Data lines —
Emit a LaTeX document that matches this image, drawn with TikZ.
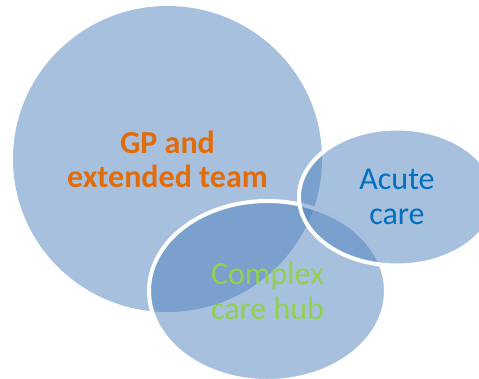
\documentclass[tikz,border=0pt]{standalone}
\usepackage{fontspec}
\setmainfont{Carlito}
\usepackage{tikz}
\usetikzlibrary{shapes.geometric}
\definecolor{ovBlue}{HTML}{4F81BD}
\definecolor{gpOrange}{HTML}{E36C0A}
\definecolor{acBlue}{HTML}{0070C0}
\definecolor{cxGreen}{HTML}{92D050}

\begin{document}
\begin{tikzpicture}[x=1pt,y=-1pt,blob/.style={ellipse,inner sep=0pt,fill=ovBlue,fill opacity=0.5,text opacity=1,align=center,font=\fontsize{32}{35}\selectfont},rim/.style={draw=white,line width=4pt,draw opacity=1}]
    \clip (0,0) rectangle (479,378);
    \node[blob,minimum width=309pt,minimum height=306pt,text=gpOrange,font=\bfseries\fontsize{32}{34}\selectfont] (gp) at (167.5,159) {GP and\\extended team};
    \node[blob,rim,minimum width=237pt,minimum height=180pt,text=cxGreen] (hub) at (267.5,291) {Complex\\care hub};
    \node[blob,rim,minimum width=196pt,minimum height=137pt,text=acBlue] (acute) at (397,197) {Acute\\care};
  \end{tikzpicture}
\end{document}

Exercise task —
Write the listing out a second time exactly, dropping all images.

Solution for this task —
Emit a LaTeX document that matches this image, drawn with TikZ.
\documentclass[tikz,border=0pt]{standalone}
\usepackage{fontspec}
\setmainfont{Carlito}
\usepackage{tikz}
\usetikzlibrary{shapes.geometric}
\definecolor{ovBlue}{HTML}{4F81BD}
\definecolor{gpOrange}{HTML}{E36C0A}
\definecolor{acBlue}{HTML}{0070C0}
\definecolor{cxGreen}{HTML}{92D050}

\begin{document}
\begin{tikzpicture}[x=1pt,y=-1pt,blob/.style={ellipse,inner sep=0pt,fill=ovBlue,fill opacity=0.5,text opacity=1,align=center,font=\fontsize{32}{35}\selectfont},rim/.style={draw=white,line width=4pt,draw opacity=1}]
    \clip (0,0) rectangle (479,378);
    \node[blob,minimum width=309pt,minimum height=306pt,text=gpOrange,font=\bfseries\fontsize{32}{34}\selectfont] (gp) at (167.5,159) {GP and\\extended team};
    \node[blob,rim,minimum width=237pt,minimum height=180pt,text=cxGreen] (hub) at (267.5,291) {Complex\\care hub};
    \node[blob,rim,minimum width=196pt,minimum height=137pt,text=acBlue] (acute) at (397,197) {Acute\\care};
  \end{tikzpicture}
\end{document}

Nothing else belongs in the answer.